In Figure 1 the vertical dashed, black lines can be seen to line up with the start and end of the burst of activity on the green trace (the lamp output voltage). In Figure 2 the measure gate is noticeably inside the envelope of lamp activity. The oscilloscope user can even move the measure gate to see if parameter values are different on various portions of the signal. Is the diode switching frequency (red trace) the same in the first burst of activity as 2 nd, 3rd, etc?

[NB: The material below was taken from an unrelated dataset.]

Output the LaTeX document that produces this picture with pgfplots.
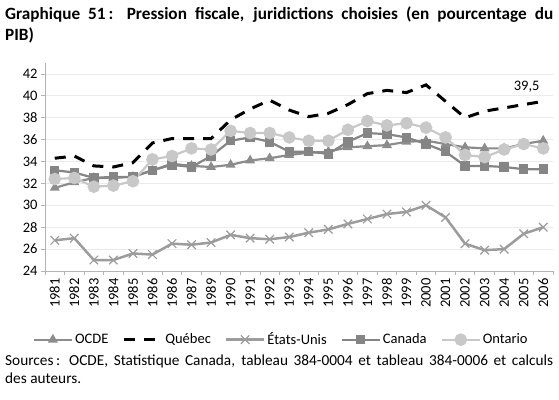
\documentclass[border=0pt]{standalone}
\usepackage{fontspec}
\setmainfont{Carlito}
\usepackage{pgfplots}
\pgfplotsset{compat=1.18}
\definecolor{ocde}{HTML}{8C8C8C}
\definecolor{usa}{HTML}{9C9C9C}
\definecolor{can}{HTML}{858585}
\definecolor{ont}{HTML}{C8C8C8}
\definecolor{axisgray}{HTML}{B4B4B4}
\definecolor{gridgray}{HTML}{EBEBEB}
\begin{document}
\begin{tikzpicture}[x=1pt,y=1pt]
\useasboundingbox (0,0) rectangle (559,399);
\node[anchor=base west,inner sep=0pt,font=\fontsize{17.2}{19}\selectfont\bfseries] at (5,379)
  {\makebox[548pt][s]{Graphique 51\,: Pression fiscale, juridictions choisies (en pourcentage du}};
\node[anchor=base west,inner sep=0pt,font=\fontsize{17.2}{19}\selectfont\bfseries] at (5,358) {PIB)};
\node[anchor=base west,inner sep=0pt,font=\fontsize{15.3}{17}\selectfont] at (5,34)
  {\makebox[548pt][s]{Sources\,: OCDE, Statistique Canada, tableau 384-0004 et tableau 384-0006 et calculs}};
\node[anchor=base west,inner sep=0pt,font=\fontsize{15.3}{17}\selectfont] at (5,16) {des auteurs.};
\begin{axis}[
  at={(45pt,128pt)}, anchor=south west,
  scale only axis, width=508pt, height=208pt,
  xmin=-0.5, xmax=25.5, ymin=24, ymax=43,
  axis x line*=bottom, axis y line*=left,
  axis line style={axisgray, line width=0.8pt},
  xtick={0,...,25},
  xticklabels={1981,1982,1983,1984,1985,1986,1986,1987,1989,1990,1991,1992,1993,1994,1995,1996,1997,1998,1999,2000,2001,2002,2003,2004,2005,2006},
  minor xtick={-0.5,0.5,...,25.5},
  major x tick style={draw=none},
  minor x tick style={axisgray, line width=0.8pt},
  ytick={24,26,...,42},
  major y tick style={axisgray, line width=0.8pt},
  tick align=outside,
  major tick length=4pt, minor tick length=4pt,
  ymajorgrids, major grid style={gridgray, line width=0.8pt},
  x tick label style={rotate=90, anchor=east, font=\fontsize{14.5}{15}\selectfont},
  y tick label style={font=\fontsize{14.5}{15}\selectfont},
  /pgf/number format/assume math mode=true,
  legend columns=5,
  legend style={at={(0.465,-0.33)}, anchor=center, draw=none, fill=none,
    font=\fontsize{14.5}{15}\selectfont,
    /tikz/every even column/.append style={column sep=12pt}},
  legend image code/.code={\draw[mark repeat=2,mark phase=2] plot coordinates {(0pt,0pt)(19pt,0pt)(38pt,0pt)};},
]
\addplot[ocde, line width=2.2pt, mark=triangle*, mark size=3.6pt, mark options={solid}] coordinates {
(0,31.6)(1,32.1)(2,32.5)(3,32.5)(4,32.6)(5,33.2)(6,33.8)(7,33.6)(8,33.5)(9,33.7)(10,34.1)(11,34.3)(12,34.6)(13,34.8)(14,34.9)(15,35.3)(16,35.4)(17,35.5)(18,35.8)(19,35.9)(20,35.6)(21,35.3)(22,35.2)(23,35.2)(24,35.6)(25,35.9)};
\addlegendentry{OCDE}
\addplot[black, line width=3pt, dash pattern=on 11pt off 9pt] coordinates {
(0,34.3)(1,34.5)(2,33.6)(3,33.5)(4,33.9)(5,35.7)(6,36.1)(7,36.1)(8,36.1)(9,37.8)(10,38.8)(11,39.6)(12,38.7)(13,38.1)(14,38.4)(15,39.2)(16,40.2)(17,40.5)(18,40.3)(19,41.0)(20,39.5)(21,38.0)(22,38.6)(23,38.9)(24,39.2)(25,39.5)};
\addlegendentry{Québec}
\addplot[usa, line width=2.5pt, mark=x, mark size=6pt, mark options={solid, line width=1.2pt}] coordinates {
(0,26.8)(1,27.0)(2,25.0)(3,25.0)(4,25.6)(5,25.5)(6,26.5)(7,26.4)(8,26.6)(9,27.3)(10,27.0)(11,26.9)(12,27.1)(13,27.5)(14,27.8)(15,28.3)(16,28.75)(17,29.2)(18,29.4)(19,30.0)(20,28.9)(21,26.5)(22,25.9)(23,26.0)(24,27.4)(25,28.0)};
\addlegendentry{États-Unis}
\addplot[can, line width=2.2pt, mark=square*, mark size=3.6pt, mark options={solid}] coordinates {
(0,33.2)(1,33.0)(2,32.5)(3,32.6)(4,32.6)(5,33.2)(6,33.7)(7,33.5)(8,34.5)(9,35.9)(10,36.2)(11,35.8)(12,34.9)(13,34.9)(14,34.7)(15,35.8)(16,36.6)(17,36.5)(18,36.2)(19,35.6)(20,34.9)(21,33.6)(22,33.6)(23,33.5)(24,33.3)(25,33.3)};
\addlegendentry{Canada}
\addplot[ont, line width=2.2pt, mark=*, mark size=5.2pt, mark options={solid}] coordinates {
(0,32.4)(1,32.5)(2,31.7)(3,31.8)(4,32.2)(5,34.2)(6,34.5)(7,35.2)(8,35.1)(9,36.8)(10,36.6)(11,36.6)(12,36.2)(13,35.9)(14,35.9)(15,36.9)(16,37.7)(17,37.3)(18,37.5)(19,37.1)(20,36.2)(21,34.6)(22,34.4)(23,35.1)(24,35.6)(25,35.2)};
\addlegendentry{Ontario}
\node[font=\fontsize{14.5}{15}\selectfont] at (axis cs:24.15,40.8) {39,5};
\end{axis}
\end{tikzpicture}
\end{document}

There is one final point. Suppose you have the lamp shown in Figures 1 and 2 – and when you flip a switch it turns on? Certainly the view shown of the signals during one second of acquisition time does not look good. But maybe after the circuit has a few aborted tries it starts to work and the ballast regulates the light. What you might need is an oscilloscope with a longer acquisition memory in order to record the complete action of the lamp. If you look at rectangle near the lower right corner of both Figure 1 and 2 you can see the oscilloscope is capturing “10.0 MS” which means ten million samples of data on each of the four input channels. You can also see the sampling rate is “10 MS/s” – 10 million samples per second. This sample rate is clearly a good one for capturing the sort of details in this application. Let’s suppose you could keep the sampling rate the same, but instead of capturing one second of data you would like to capture for three seconds. You would need 30 million sample points. There are a couple of ways to do this. Some oscilloscopes have very long memory and you can simply go into the horizontal setup menu and tell the oscilloscope to use more. In other cases, you can sacrifice the number of input channels acquiring data in order to have longer memory available for the channels that are in use. An example is the WaveSurfer MXs-B from LeCroy (though there are also many other types of scopes with this capability). If you use all four channels of this type of scope, there are 16 Mpts of memory per channel. But the scope can also be told to operate in 2 channel mode and apply 32 Mpts of memory to each channel. So you could capture 3.2 seconds of data on 2 channels at 10 MS/s sampling rate. In order to test the operation of your lamp, maybe you only really need to see channel one and channel two of the two previous examples. Or, if desired, you could capture two signals, save them to internal memory in the scope, then capture two more signals. So you could even have all four signals – but use two acquisitions to acquire them.


There are many different types of interesting and useful lighting devices. To obtain longer lasting and more efficient lighting, good R&D engineering and careful testing are needed. This necessitates a wide variety of probes and can be enhanced by a knowledge of how to use the measurement capabilities of oscilloscopes.